Of course, a necessary side effect is that Doran spent most of his teenage years with no contact with his father, and Jesmin spent some of her most important formative years separated from both parents, which must have inevitably resulted in some interesting ramifications to their respective relationships, but that’s the subject of another story. Or so I hope.
Tyria in Legacy of the Force and Fate of the Jedi – simply demonstrates the roles played by ordinary Jedi. As a Jedi Knight, she really is ordinary, and will probably never be a Master. Naturally, people want to see the really exceptional and exotic Jedi at work – Luke, Mara, Kyp, Jaina, Leia, Corran, Saba, and so on – but I think we need to be reminded of the rank and file, their own efforts and sacrifices.
Anyway, Tyria went from being a conflicted young woman sought as a prize by head-butting pilots to a Jedi Knight who sweats and goes to the refresher and raises kids and solves problems and kicks ass to the best of her ability, and for the right reasons, and that’s how I like her.
So there’s your answer.
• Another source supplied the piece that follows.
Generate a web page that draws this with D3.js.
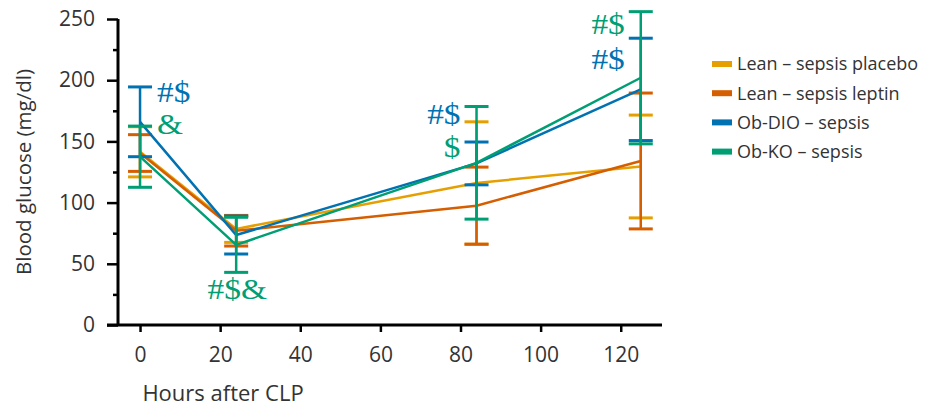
<!DOCTYPE html>
<html><head><meta charset="utf-8">
<script src="https://cdn.jsdelivr.net/npm/d3@7"></script>
<style>
body{margin:0;background:#fff;}
svg{display:block;}
</style></head>
<body><svg id="chart" width="927" height="410"></svg>
<script>
const hours = [0, 24, 84, 125];
const seriesNames = ["Lean \u2013 sepsis placebo", "Lean \u2013 sepsis leptin", "Ob-DIO \u2013 sepsis", "Ob-KO \u2013 sepsis"];
const seriesColors = ["#E69F00", "#D55E00", "#0072B2", "#009E73"];
const placeboMean = [141.5, 78.5, 116, 129.5];
const placeboSD   = [20.5, 11, 50, 42];
const leptinMean  = [140.5, 77, 97.5, 134];
const leptinSD    = [15, 12.5, 31.5, 55.5];
const dioMean     = [166, 73.5, 132, 192.5];
const dioSD       = [28.5, 15.5, 17.5, 41.8];
const koMean      = [137.5, 65.5, 132.5, 202];
const koSD        = [25, 22.5, 46, 54];
const yTicks = [0, 50, 100, 150, 200, 250];
const yMinor = [25, 75, 125, 175, 225];
const xTicks = [0, 20, 40, 60, 80, 100, 120];
const annotations = [
  {text: "#$",  x: 0,   y: 182, series: 2, anchor: "start"},
  {text: "&",   x: 0,   y: 156, series: 3, anchor: "start"},
  {text: "#$&", x: 24,  y: 21,  series: 3, anchor: "middle"},
  {text: "#$",  x: 84,  y: 164, series: 2, anchor: "end"},
  {text: "$",   x: 84,  y: 137, series: 3, anchor: "end"},
  {text: "#$",  x: 125, y: 238, series: 3, anchor: "end"},
  {text: "#$",  x: 125, y: 209, series: 2, anchor: "end"}
];

const means = [placeboMean, leptinMean, dioMean, koMean];
const sds = [placeboSD, leptinSD, dioSD, koSD];

const svg = d3.select("#chart");
const x = d3.scaleLinear().domain([-5.5, 130.3]).range([118, 662]);
const y = d3.scaleLinear().domain([0, 250]).range([325, 19]);
const textColor = "#333";
const sans = "'Open Sans', sans-serif";

// y axis
const yAxis = d3.axisLeft(y).tickValues(yTicks).tickSize(11).tickPadding(12).tickFormat(d3.format("d"));
const gy = svg.append("g").attr("transform", "translate(118,0)").call(yAxis);
gy.select(".domain").attr("stroke", "#000").attr("stroke-width", 3).attr("d", "M0,19V325");
gy.selectAll(".tick line").attr("stroke", "#000").attr("stroke-width", 2.5);
gy.selectAll(".tick text").attr("fill", textColor).style("font-family", sans).style("font-size", "21px");
const gyMinor = svg.append("g").attr("transform", "translate(118,0)")
  .call(d3.axisLeft(y).tickValues(yMinor).tickSize(5).tickFormat(""));
gyMinor.select(".domain").remove();
gyMinor.selectAll(".tick line").attr("stroke", "#000").attr("stroke-width", 2.5);

// x axis
const xAxis = d3.axisBottom(x).tickValues(xTicks).tickSize(7).tickPadding(15).tickFormat(d3.format("d"));
const gx = svg.append("g").attr("transform", "translate(0,325)").call(xAxis);
gx.select(".domain").attr("stroke", "#000").attr("stroke-width", 3).attr("d", "M107,0H662");
gx.selectAll(".tick line").attr("stroke", "#000").attr("stroke-width", 2.5);
gx.selectAll(".tick text").attr("fill", textColor).style("font-family", sans).style("font-size", "21px");

// axis titles
svg.append("text").attr("x", 223).attr("y", 401).attr("text-anchor", "middle")
  .attr("fill", textColor).style("font-family", sans).style("font-size", "22px").text("Hours after CLP");
svg.append("text").attr("transform", "translate(31,172) rotate(-90)").attr("text-anchor", "middle")
  .attr("fill", textColor).style("font-family", sans).style("font-size", "20.5px").text("Blood glucose (mg/dl)");

// series
const line = d3.line().x(d => x(d[0])).y(d => y(d[1]));
means.forEach((m, si) => {
  const g = svg.append("g");
  const c = seriesColors[si];
  const pts = hours.map((h, i) => [h, m[i]]);
  g.append("path").attr("d", line(pts)).attr("fill", "none").attr("stroke", c).attr("stroke-width", 2.5);
  hours.forEach((h, i) => {
    const lo = m[i] - sds[si][i], hi = m[i] + sds[si][i];
    const cx = x(h);
    g.append("line").attr("x1", cx).attr("x2", cx).attr("y1", y(lo)).attr("y2", y(hi)).attr("stroke", c).attr("stroke-width", 2.5);
    [lo, hi].forEach(v => g.append("line").attr("x1", cx - 12).attr("x2", cx + 12).attr("y1", y(v)).attr("y2", y(v)).attr("stroke", c).attr("stroke-width", 3));
  });
});

// annotations
const annX = {start: 17, middle: 1, end: -16};
annotations.forEach(a => {
  svg.append("g").attr("transform", `translate(${x(a.x) + annX[a.anchor]},${y(a.y)}) scale(1.15,1)`)
    .append("text").attr("text-anchor", a.anchor).attr("fill", seriesColors[a.series])
    .style("font-family", "'Liberation Serif', serif").style("font-size", "29px").text(a.text);
});

// legend
const lg = svg.append("g").attr("transform", "translate(712,64)");
seriesNames.forEach((n, i) => {
  const row = lg.append("g").attr("transform", `translate(0,${i * 29.2})`);
  row.append("rect").attr("x", 0).attr("y", -3).attr("width", 20).attr("height", 6).attr("fill", seriesColors[i]);
  row.append("text").attr("x", 25).attr("y", 0).attr("dy", "0.35em").attr("fill", textColor)
    .style("font-family", sans).style("font-size", "18px").text(n);
});
</script></body></html>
I didn’t have a Tyria Sarkin Tainer series in mind; she serves as a series of illustrations, as a lot of my characters do. And, no, I don’t bring her in to name-drop or throw a sop to Wraith Squadron fans, but whenever I have need of a pragmatic, mid-level, dependable, well-rounded (I’m talking about skills here, guys) Jedi, naturally I’m going to return to an old favorite.
Thanks to Aaron Allston, Erich Schoeneweiss at Del Rey, and artist Chris Scalf for their help.